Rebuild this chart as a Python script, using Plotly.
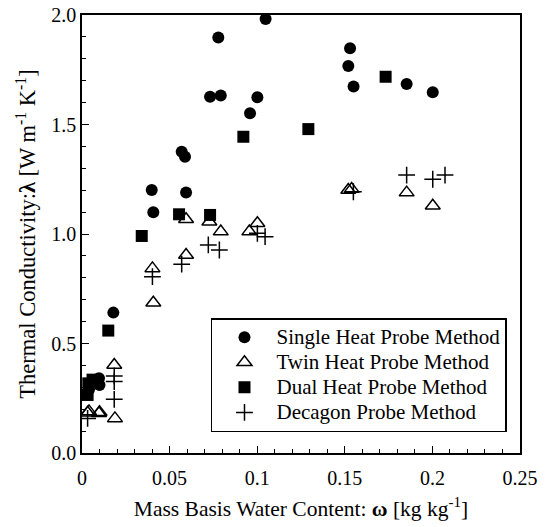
import plotly.graph_objects as go

single_w = [0.0040, 0.0097, 0.0100, 0.0179, 0.0398, 0.0407, 0.0569, 0.0588, 0.0594,
            0.0731, 0.0792, 0.0778, 0.0959, 0.1001, 0.1048, 0.1530, 0.1520, 0.1550, 0.1853, 0.2002]
single_l = [0.29, 0.341, 0.310, 0.641, 1.201, 1.099, 1.376, 1.353, 1.189,
            1.627, 1.632, 1.897, 1.551, 1.624, 1.982, 1.848, 1.767, 1.673, 1.685, 1.647]

twin_w = [0.0032, 0.0040, 0.0097, 0.0100, 0.0184, 0.0188, 0.0402, 0.0407, 0.0594, 0.0594,
          0.0727, 0.0792, 0.0955, 0.1001, 0.1520, 0.1539, 0.1853, 0.2002]
twin_l = [0.184, 0.190, 0.181, 0.186, 0.402, 0.158, 0.843, 0.686, 1.067, 0.904,
          1.056, 1.011, 1.011, 1.049, 1.201, 1.205, 1.189, 1.129]

dual_w = [0.0036, 0.0032, 0.0060, 0.0150, 0.0341, 0.0554, 0.0731, 0.0921, 0.1292, 0.1733]
dual_l = [0.318, 0.265, 0.335, 0.559, 0.991, 1.090, 1.087, 1.444, 1.479, 1.718]

deca_w = [0.0032, 0.0184, 0.0184, 0.0184, 0.0402, 0.0569, 0.0721, 0.0784, 0.1001, 0.1045,
          0.1549, 0.1853, 0.2002, 0.2072]
deca_l = [0.158, 0.352, 0.326, 0.245, 0.805, 0.862, 0.950, 0.927, 1.003, 0.988,
          1.193, 1.269, 1.250, 1.269]

names = ["Single Heat Probe Method", "Twin Heat Probe Method",
         "Dual Heat Probe Method", "Decagon Probe Method"]

x_tickvals = [0, 0.05, 0.1, 0.15, 0.2, 0.25]
x_ticktext = ["0", "0.05", "0.1", "0.15", "0.2", "0.25"]
y_tickvals = [0, 0.5, 1.0, 1.5, 2.0]
y_ticktext = ["0.0", "0.5", "1.0", "1.5", "2.0"]

FONT = "Liberation Serif"


def legend_label(s):
    return '<span style="font-size:21px">' + s + '</span>'


fig = go.Figure()
fig.add_trace(go.Scatter(x=single_w, y=single_l, mode="markers", name=legend_label(names[0]),
                         marker=dict(symbol="circle", size=12, color="black")))
fig.add_trace(go.Scatter(x=twin_w, y=twin_l, mode="markers", name=legend_label(names[1]),
                         marker=dict(symbol="triangle-up-open", size=13, color="black",
                                     line=dict(width=1.5, color="black"))))
fig.add_trace(go.Scatter(x=dual_w, y=dual_l, mode="markers", name=legend_label(names[2]),
                         marker=dict(symbol="square", size=12, color="black")))
fig.add_trace(go.Scatter(x=deca_w, y=deca_l, mode="markers", name=legend_label(names[3]),
                         marker=dict(symbol="cross-thin", size=12, color="black",
                                     line=dict(width=1.5, color="black"))))

axis_common = dict(showline=True, linecolor="black", linewidth=1.5, mirror=True,
                   ticks="inside", ticklen=7, tickwidth=1, tickcolor="black",
                   showgrid=False, zeroline=False, automargin=False,
                   tickfont=dict(family=FONT, size=20, color="black"))

fig.update_xaxes(range=[0, 0.25], tickvals=x_tickvals, ticktext=x_ticktext,
                 ticklabelstandoff=6,
                 minor=dict(dtick=0.01, ticks="inside", ticklen=4, tickcolor="black", tickwidth=1),
                 title=dict(text="Mass Basis Water Content: <b>ω</b> [kg kg<sup>-1</sup>]",
                            font=dict(family=FONT, size=21.5, color="black"), standoff=13),
                 **axis_common)
fig.update_yaxes(range=[0, 2.0], tickvals=y_tickvals, ticktext=y_ticktext,
                 minor=dict(dtick=0.1, ticks="inside", ticklen=4, tickcolor="black", tickwidth=1),
                 title=dict(text="Thermal Conductivity:<b>λ</b> [W m<sup>-1</sup> K<sup>-1</sup>]",
                            font=dict(family=FONT, size=22.5, color="black"), standoff=9),
                 **axis_common)

fig.update_layout(
    width=550, height=527,
    margin=dict(l=82, r=30, t=15, b=74),
    paper_bgcolor="white", plot_bgcolor="white",
    legend=dict(x=0.2945, y=0.308, xanchor="left", yanchor="top",
                bordercolor="black", borderwidth=1.5, bgcolor="white",
                font=dict(family=FONT, size=17, color="black"),
                itemwidth=54),
    showlegend=True,
)

fig.write_html("out.html", config={"displayModeBar": False},
               post_script="document.body.style.margin='0';")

----------

Return, unchanged, the lines from the first line of the material through the line that holds "1.673, 1.685, 1.647]", inclusive, omitting pictures.

- [SOLUTION TO THIS EXERCISE]:
Rebuild this chart as a Python script, using Plotly.
import plotly.graph_objects as go

single_w = [0.0040, 0.0097, 0.0100, 0.0179, 0.0398, 0.0407, 0.0569, 0.0588, 0.0594,
            0.0731, 0.0792, 0.0778, 0.0959, 0.1001, 0.1048, 0.1530, 0.1520, 0.1550, 0.1853, 0.2002]
single_l = [0.29, 0.341, 0.310, 0.641, 1.201, 1.099, 1.376, 1.353, 1.189,
            1.627, 1.632, 1.897, 1.551, 1.624, 1.982, 1.848, 1.767, 1.673, 1.685, 1.647]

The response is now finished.